Komodo Butuh Geopark?
Oleh : Sil Joni *)
Negara ini aneh. Anggaran yang fantastis dipakai untuk ‘menata’ istana binatang. Sementara masih banyak warga di republik ini yang tinggal di gubuk-gubuk reot, tidak layak huni. Tetapi, negara rela menggelontorkan dana yang besar untuk mempercantik ‘habitat’ dari biawak purba, Komodo di Pulau Rinca, tepatnya di Loh Buaya.
Padahal, Komodo tidak pernah ‘mendambakan’ bangunan mewah semacam itu. Justru Komodo merasa ‘tidak nyaman’ dengan hunian yang serba modern itu. Geopark itu bukan ‘hunian yang ideal’ bagi Komodo. Tetapi, di mata Pempus geopark adalah sebuah opsi cerdas untuk ‘membahagiakan’ Komodo dan pelbagai satwa endemik lainnya.
Siapa sebenarnya yang membutuhkan ‘geopark’ itu? Apakah ada semacam ‘nilai plus’ ketika geopark itu dibangun? Apakah para calon wisatawan yang datang ke Rinca itu ‘tertarik’ dengan geopark atau ekosistem asli dari binatang Komodo? Apakah ada garansi bahwa keberadaan geopark itu tidak mengganggu Komodo dan aneka satwa langka di sana?

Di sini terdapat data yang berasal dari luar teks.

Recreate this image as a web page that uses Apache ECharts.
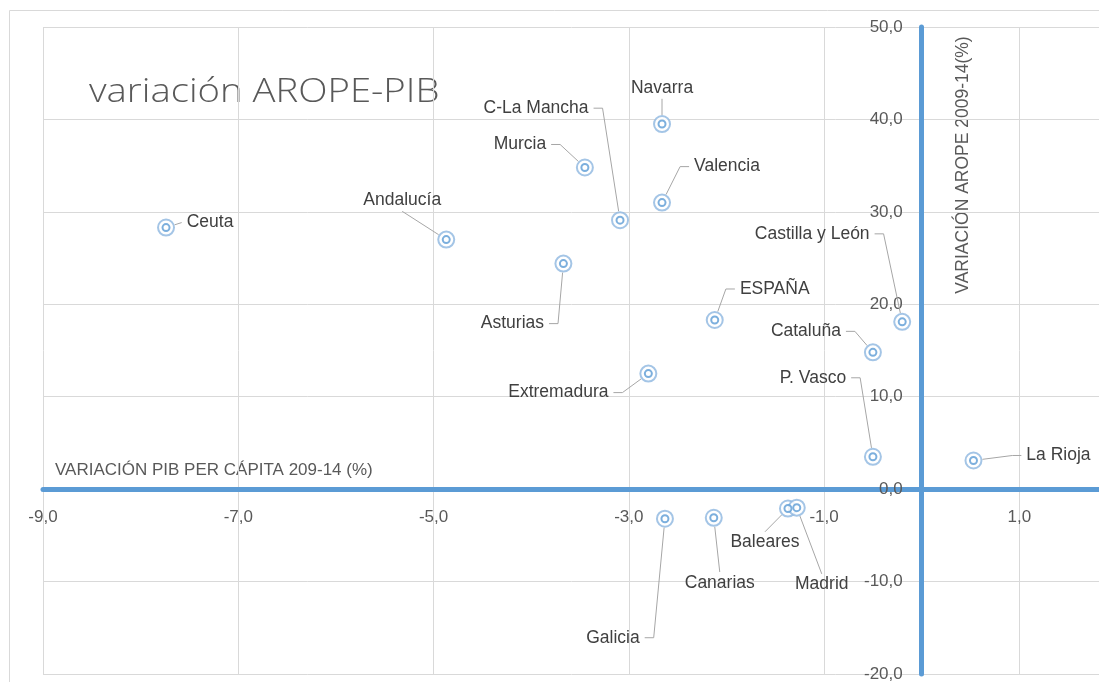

Persoalan yang dihadapi Komodo saat ini adalah semakin ‘berkurangnya’ hewan yang menjadi ‘mangsa utamanya’. Geopark itu bukan sejenis hewan yang bisa mengatasi ‘stok hewan’ buruan Komodo. Saya berpikir jauh lebih arif dan efektif jika Pempus berusaha mengatasi persoalan ‘kerawanan’ pakan dari Komodo, ketimbang membangun sarana dan prasarana (sarpras) mewah.
Semestinya kebijakan yang ditelurkan oleh Pempus menguntungkan bagi Komodo. Pekerjaan besar kita sebetulnya adalah bagaimana agar Komodo tetap survive di tengah perubahan iklim saat ini dan semakin maraknya aksi pencurian satwa di wilayah Taman Nasional Komodo (TNK).
Dengan demikian, membangun sebuah ‘geoparak’ ala Jurassic Park yang ada dalam dunia fiksi itu, bukan sebuah agenda yang urgen dan relevan saat ini. Pempus terlampau ‘terbius’ dengan janji surga yang ditiupkan oleh ideologi neoliberalisme-kapitalisme. Pembangunnan itu dilihat sebagai sebuah ‘investasi’ yang berpotensi mengalirkan keuntungan ekonomi berlipat bagi negara dan juga publik Mabar.
Saya berpikir, desain pembangunan yang berorientasi melayani kepentingan para konglomerat (kapitalis) mesti mempertimbangkan aspek ‘keutuhan ekologi’. Kita tidak bisa menjadikan ‘habitat Komodo’ sebagai sarana untuk memfasilitasi hasrat memburu untung dari segelintir orang semata. Masalahnya adalah Komodo dan pelbagai keunikan lainnya di kawasan itu merupakan ‘aset hidup’ yang rentan punah jika tidak dijaga kelestariannya.
Komodo itu sendiri adalah ‘jaminan’ membludaknya kunjungan wisatawan di daerah ini. Komodo adalah binatang langka, unik, dan karena itu pantas jika masuk dalam kategori ‘binatang super premium’. Kebijakan yang dibuat oleh Pempus mesti berorientasi pada upaya perlindungan yang maksimal terhadap dimensi survivalitas dari binatang itu dan menjaga derajat keseimbangan ekosistemnya.
Karena itu, saya kira, sangat wajar bahkan dilihat sebagai sebuah keharusan ketikan sebagian besar masyarakat saat ini berusaha ‘menentang’ kebijakan tersebut. Berita bagusnya adalah suara protes itu tidak hanya berasal dari Mabar tetapi datang dari berbagai penjuru dunia. Membangun geopark di Loh Buaya sudah menjadi ‘isu publik global’ yang peduli dengan nasib binatang Komodo.
Ruang diskursus publik disemaraki dengan wacana ‘penolakan, penyesalan, dan pengecaman’ terhadap kebijakan politik Pempus itu. Publik sangat menyayangkan sikap Pempus yang dengan ‘tega’ merusak vegetasi bentang alam dan keaslian habitat Komodo di Pulau Rinca dengan ‘memaksakan’ penerapan sentuahan pembangunan yang bercita-rasa modern di Pulau Rinca.
*) Penulis adalah pemerhati masalah sosial dan politik.